• **DATA PROVIDED**:

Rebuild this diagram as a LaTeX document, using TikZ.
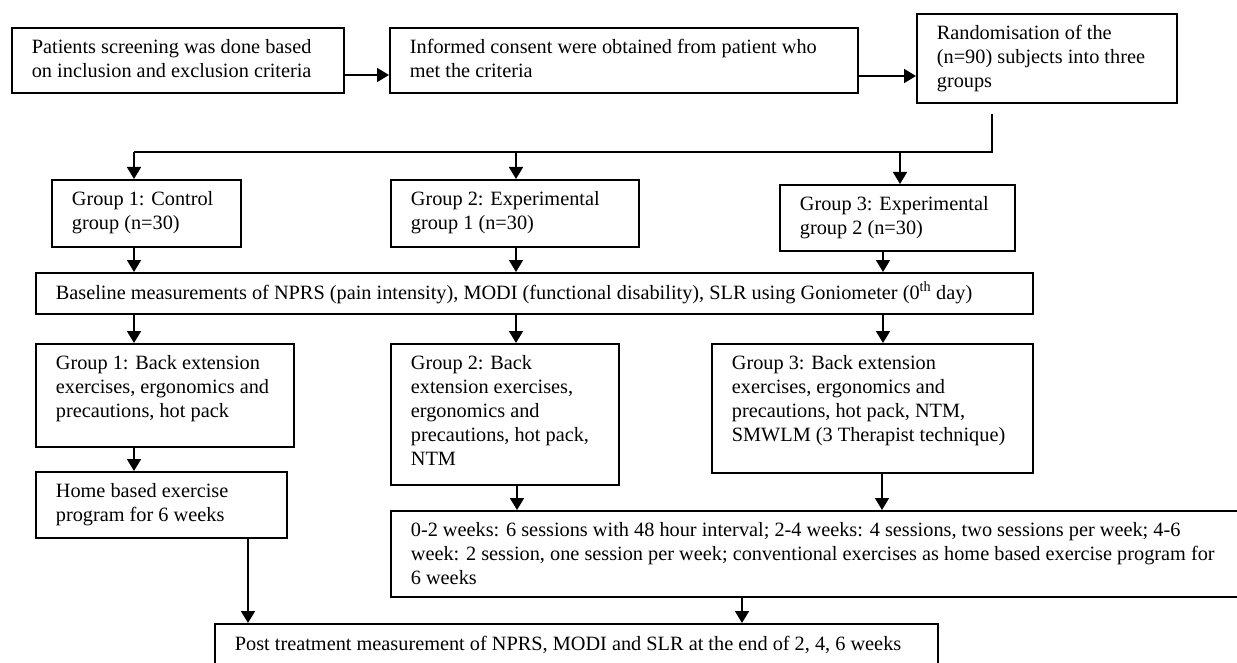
\documentclass[tikz,border=0pt]{standalone}
\usepackage{fontspec}
\setmainfont{Liberation Serif}
\usetikzlibrary{arrows.meta}
\newcommand{\boxtext}[3]{\parbox[c][#2pt][t]{#1pt}{\raggedright\strut #3}}
\begin{document}
\begin{tikzpicture}[x=1pt,y=-1pt,
  every node/.style={font=\fontsize{20.3}{24}\selectfont},
  box/.style={draw, line width=1.7pt, inner xsep=20pt, inner ysep=9pt, anchor=north west},
  conn/.style={line width=1.7pt},
  arr/.style={conn, -{Triangle[length=12pt,width=14pt]}}]
\useasboundingbox (0,0) rectangle (1237,663);
% top row
\node[box] (A) at (11,27) {\boxtext{292}{47}{Patients screening was done based\\on inclusion and exclusion criteria}};
\node[box] (B) at (389,27) {\boxtext{428}{47}{Informed consent were obtained from patient who\\met the criteria}};
\node[box] (C) at (916,13) {\boxtext{220}{71}{Randomisation of the\\(n=90) subjects into three\\groups}};
% groups
\node[box] (G1) at (51,179) {\boxtext{149}{49}{Group 1: Control\\group (n=30)}};
\node[box] (G2) at (390,179) {\boxtext{208}{49}{Group 2: Experimental\\group 1 (n=30)}};
\node[box] (G3) at (779,184) {\boxtext{195}{48}{Group 3: Experimental\\group 2 (n=30)}};
% baseline
\node[box] (BL) at (35,272) {\boxtext{957}{23}{Baseline measurements of NPRS (pain intensity), MODI (functional disability), SLR using Goniometer (0\textsuperscript{th} day)}};
% treatments
\node[box] (G1b) at (35,343) {\boxtext{218}{85}{Group 1: Back extension\\exercises, ergonomics and\\precautions, hot pack}};
\node[box] (G2b) at (390,343) {\boxtext{188}{123}{Group 2: Back\\extension exercises,\\ergonomics and\\precautions, hot pack,\\NTM}};
\node[box] (G3b) at (711,343) {\boxtext{281}{111}{Group 3: Back extension\\exercises, ergonomics and\\precautions, hot pack, NTM,\\SMWLM (3 Therapist technique)}};
\node[box] (H) at (35,471) {\boxtext{211}{48}{Home based exercise\\program for 6 weeks}};
\node[box] (S) at (390,510) {\boxtext{810}{68}{0-2 weeks: 6 sessions with 48 hour interval; 2-4 weeks: 4 sessions, two sessions per week; 4-6\\week: 2 session, one session per week; conventional exercises as home based exercise program for\\6 weeks}};
\node[box, inner ysep=10pt] (P) at (214,623) {\boxtext{683}{40}{Post treatment measurement of NPRS, MODI and SLR at the end of 2, 4, 6 weeks}};
% connectors
\draw[arr] (A.east |- 0,75) -- (B.west |- 0,75);
\draw[arr] (B.east |- 0,76) -- (C.west |- 0,76);
\coordinate (ctop) at (992,114);
\coordinate (busR) at (992,152);
\coordinate (bus1) at (134,152);
\coordinate (bus2) at (516,152);
\coordinate (bus3) at (900,152);
\draw[conn] (ctop) -- (busR) -- (bus1);
\draw[arr] (bus1) -- (bus1 |- G1.north);
\draw[arr] (bus2) -- (bus2 |- G2.north);
\draw[arr] (bus3) -- (bus3 |- G3.north);
\draw[arr] (G1.south -| 134,0) -- (BL.north -| 134,0);
\draw[arr] (G2.south -| 516,0) -- (BL.north -| 516,0);
\draw[arr] (G3.south -| 883,0) -- (BL.north -| 883,0);
\draw[arr] (BL.south -| 134,0) -- (G1b.north -| 134,0);
\draw[arr] (BL.south -| 516,0) -- (G2b.north -| 516,0);
\draw[arr] (BL.south -| 883,0) -- (G3b.north -| 883,0);
\draw[arr] (G1b.south -| 134,0) -- (H.north -| 134,0);
\draw[arr] (G2b.south -| 517,0) -- (S.north -| 517,0);
\draw[arr] (G3b.south -| 882,0) -- (S.north -| 882,0);
\draw[arr] (H.south -| 248,0) -- (P.north -| 248,0);
\draw[arr] (S.south -| 742,0) -- (P.north -| 742,0);
\end{tikzpicture}
\end{document}
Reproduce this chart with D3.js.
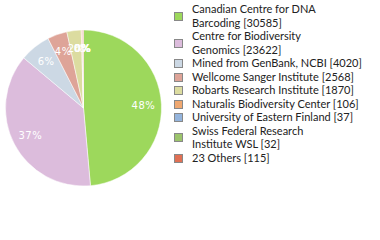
<!DOCTYPE html>
<html>
<head>
<meta charset="utf-8">
<script src="https://cdn.jsdelivr.net/npm/d3@7"></script>
<style>
  body { margin: 0; background: #fff; }
  svg { display: block; }
</style>
</head>
<body>
<div id="chart"></div>
<script>
// data
const labels = [
  ["Canadian Centre for DNA", "Barcoding [30585]"],
  ["Centre for Biodiversity", "Genomics [23622]"],
  ["Mined from GenBank, NCBI [4020]"],
  ["Wellcome Sanger Institute [2568]"],
  ["Robarts Research Institute [1870]"],
  ["Naturalis Biodiversity Center [106]"],
  ["University of Eastern Finland [37]"],
  ["Swiss Federal Research", "Institute WSL [32]"],
  ["23 Others [115]"]
];
const counts = [30585, 23622, 4020, 2568, 1870, 106, 37, 32, 115];
const colors = ["#9dd85c", "#dcbcdc", "#ccd8e4", "#dea498", "#dcdca0",
                "#f0a870", "#94b4dc", "#9cc46c", "#e07054"];

const width = 380, height = 240;
const cx = 83.5, cy = 108, radius = 78;
const labelRadius = 60;
const lineH = 13.5;

const svg = d3.select("#chart").append("svg")
    .attr("width", width)
    .attr("height", height);

const total = d3.sum(counts);
const pie = d3.pie().sort(null).value(d => d);
const arc = d3.arc().innerRadius(0).outerRadius(radius);
const labelArc = d3.arc().innerRadius(labelRadius).outerRadius(labelRadius);

const g = svg.append("g").attr("transform", `translate(${cx},${cy})`);
const arcs = pie(counts);

g.selectAll("path")
    .data(arcs)
    .enter().append("path")
    .attr("d", arc)
    .attr("fill", (d, i) => colors[i])
    .attr("stroke", "#fff")
    .attr("stroke-width", 0.5);

g.selectAll("text")
    .data(arcs)
    .enter().append("text")
    .attr("transform", d => `translate(${labelArc.centroid(d)})`)
    .attr("dy", "0.35em")
    .attr("text-anchor", "middle")
    .attr("fill", "#fff")
    .style("font-family", "DejaVu Sans")
    .style("font-size", "10px")
    .style("letter-spacing", "0.5px")
    .text(d => Math.floor(d.data / total * 100) + "%");

// legend
const legend = svg.append("g").attr("transform", "translate(174,0)");
let line = 0;
labels.forEach((lines, i) => {
  const first = 13 + line * lineH;
  const last = first + (lines.length - 1) * lineH;
  const mid = (first + last) / 2 - 4;
  legend.append("rect")
      .attr("x", 0.5)
      .attr("y", Math.round(mid - 4) + 0.5)
      .attr("width", 8)
      .attr("height", 8)
      .attr("fill", colors[i])
      .attr("stroke", "#888")
      .attr("stroke-width", 1);
  lines.forEach((t, j) => {
    legend.append("text")
        .attr("x", 18)
        .attr("y", first + j * lineH)
        .attr("fill", "#222")
        .style("font-family", "Lato")
        .style("font-size", "11px")
        .text(t);
  });
  line += lines.length;
});
</script>
</body>
</html>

• **TASK DETAILS**: Your task is to copy the entries in full and exactly, without any images.

• **CORRECT OUTPUT**:
Rebuild this diagram as a LaTeX document, using TikZ.
\documentclass[tikz,border=0pt]{standalone}
\usepackage{fontspec}
\setmainfont{Liberation Serif}
\usetikzlibrary{arrows.meta}
\newcommand{\boxtext}[3]{\parbox[c][#2pt][t]{#1pt}{\raggedright\strut #3}}
\begin{document}
\begin{tikzpicture}[x=1pt,y=-1pt,
  every node/.style={font=\fontsize{20.3}{24}\selectfont},
  box/.style={draw, line width=1.7pt, inner xsep=20pt, inner ysep=9pt, anchor=north west},
  conn/.style={line width=1.7pt},
  arr/.style={conn, -{Triangle[length=12pt,width=14pt]}}]
\useasboundingbox (0,0) rectangle (1237,663);
% top row
\node[box] (A) at (11,27) {\boxtext{292}{47}{Patients screening was done based\\on inclusion and exclusion criteria}};
\node[box] (B) at (389,27) {\boxtext{428}{47}{Informed consent were obtained from patient who\\met the criteria}};
\node[box] (C) at (916,13) {\boxtext{220}{71}{Randomisation of the\\(n=90) subjects into three\\groups}};
% groups
\node[box] (G1) at (51,179) {\boxtext{149}{49}{Group 1: Control\\group (n=30)}};
\node[box] (G2) at (390,179) {\boxtext{208}{49}{Group 2: Experimental\\group 1 (n=30)}};
\node[box] (G3) at (779,184) {\boxtext{195}{48}{Group 3: Experimental\\group 2 (n=30)}};
% baseline
\node[box] (BL) at (35,272) {\boxtext{957}{23}{Baseline measurements of NPRS (pain intensity), MODI (functional disability), SLR using Goniometer (0\textsuperscript{th} day)}};
% treatments
\node[box] (G1b) at (35,343) {\boxtext{218}{85}{Group 1: Back extension\\exercises, ergonomics and\\precautions, hot pack}};
\node[box] (G2b) at (390,343) {\boxtext{188}{123}{Group 2: Back\\extension exercises,\\ergonomics and\\precautions, hot pack,\\NTM}};
\node[box] (G3b) at (711,343) {\boxtext{281}{111}{Group 3: Back extension\\exercises, ergonomics and\\precautions, hot pack, NTM,\\SMWLM (3 Therapist technique)}};
\node[box] (H) at (35,471) {\boxtext{211}{48}{Home based exercise\\program for 6 weeks}};
\node[box] (S) at (390,510) {\boxtext{810}{68}{0-2 weeks: 6 sessions with 48 hour interval; 2-4 weeks: 4 sessions, two sessions per week; 4-6\\week: 2 session, one session per week; conventional exercises as home based exercise program for\\6 weeks}};
\node[box, inner ysep=10pt] (P) at (214,623) {\boxtext{683}{40}{Post treatment measurement of NPRS, MODI and SLR at the end of 2, 4, 6 weeks}};
% connectors
\draw[arr] (A.east |- 0,75) -- (B.west |- 0,75);
\draw[arr] (B.east |- 0,76) -- (C.west |- 0,76);
\coordinate (ctop) at (992,114);
\coordinate (busR) at (992,152);
\coordinate (bus1) at (134,152);
\coordinate (bus2) at (516,152);
\coordinate (bus3) at (900,152);
\draw[conn] (ctop) -- (busR) -- (bus1);
\draw[arr] (bus1) -- (bus1 |- G1.north);
\draw[arr] (bus2) -- (bus2 |- G2.north);
\draw[arr] (bus3) -- (bus3 |- G3.north);
\draw[arr] (G1.south -| 134,0) -- (BL.north -| 134,0);
\draw[arr] (G2.south -| 516,0) -- (BL.north -| 516,0);
\draw[arr] (G3.south -| 883,0) -- (BL.north -| 883,0);
\draw[arr] (BL.south -| 134,0) -- (G1b.north -| 134,0);
\draw[arr] (BL.south -| 516,0) -- (G2b.north -| 516,0);
\draw[arr] (BL.south -| 883,0) -- (G3b.north -| 883,0);
\draw[arr] (G1b.south -| 134,0) -- (H.north -| 134,0);
\draw[arr] (G2b.south -| 517,0) -- (S.north -| 517,0);
\draw[arr] (G3b.south -| 882,0) -- (S.north -| 882,0);
\draw[arr] (H.south -| 248,0) -- (P.north -| 248,0);
\draw[arr] (S.south -| 742,0) -- (P.north -| 742,0);
\end{tikzpicture}
\end{document}
Reproduce this chart with D3.js.
<!DOCTYPE html>
<html>
<head>
<meta charset="utf-8">
<script src="https://cdn.jsdelivr.net/npm/d3@7"></script>
<style>
  body { margin: 0; background: #fff; }
  svg { display: block; }
</style>
</head>
<body>
<div id="chart"></div>
<script>
// data
const labels = [
  ["Canadian Centre for DNA", "Barcoding [30585]"],
  ["Centre for Biodiversity", "Genomics [23622]"],
  ["Mined from GenBank, NCBI [4020]"],
  ["Wellcome Sanger Institute [2568]"],
  ["Robarts Research Institute [1870]"],
  ["Naturalis Biodiversity Center [106]"],
  ["University of Eastern Finland [37]"],
  ["Swiss Federal Research", "Institute WSL [32]"],
  ["23 Others [115]"]
];
const counts = [30585, 23622, 4020, 2568, 1870, 106, 37, 32, 115];
const colors = ["#9dd85c", "#dcbcdc", "#ccd8e4", "#dea498", "#dcdca0",
                "#f0a870", "#94b4dc", "#9cc46c", "#e07054"];

const width = 380, height = 240;
const cx = 83.5, cy = 108, radius = 78;
const labelRadius = 60;
const lineH = 13.5;

const svg = d3.select("#chart").append("svg")
    .attr("width", width)
    .attr("height", height);

const total = d3.sum(counts);
const pie = d3.pie().sort(null).value(d => d);
const arc = d3.arc().innerRadius(0).outerRadius(radius);
const labelArc = d3.arc().innerRadius(labelRadius).outerRadius(labelRadius);

const g = svg.append("g").attr("transform", `translate(${cx},${cy})`);
const arcs = pie(counts);

g.selectAll("path")
    .data(arcs)
    .enter().append("path")
    .attr("d", arc)
    .attr("fill", (d, i) => colors[i])
    .attr("stroke", "#fff")
    .attr("stroke-width", 0.5);

g.selectAll("text")
    .data(arcs)
    .enter().append("text")
    .attr("transform", d => `translate(${labelArc.centroid(d)})`)
    .attr("dy", "0.35em")
    .attr("text-anchor", "middle")
    .attr("fill", "#fff")
    .style("font-family", "DejaVu Sans")
    .style("font-size", "10px")
    .style("letter-spacing", "0.5px")
    .text(d => Math.floor(d.data / total * 100) + "%");

// legend
const legend = svg.append("g").attr("transform", "translate(174,0)");
let line = 0;
labels.forEach((lines, i) => {
  const first = 13 + line * lineH;
  const last = first + (lines.length - 1) * lineH;
  const mid = (first + last) / 2 - 4;
  legend.append("rect")
      .attr("x", 0.5)
      .attr("y", Math.round(mid - 4) + 0.5)
      .attr("width", 8)
      .attr("height", 8)
      .attr("fill", colors[i])
      .attr("stroke", "#888")
      .attr("stroke-width", 1);
  lines.forEach((t, j) => {
    legend.append("text")
        .attr("x", 18)
        .attr("y", first + j * lineH)
        .attr("fill", "#222")
        .style("font-family", "Lato")
        .style("font-size", "11px")
        .text(t);
  });
  line += lines.length;
});
</script>
</body>
</html>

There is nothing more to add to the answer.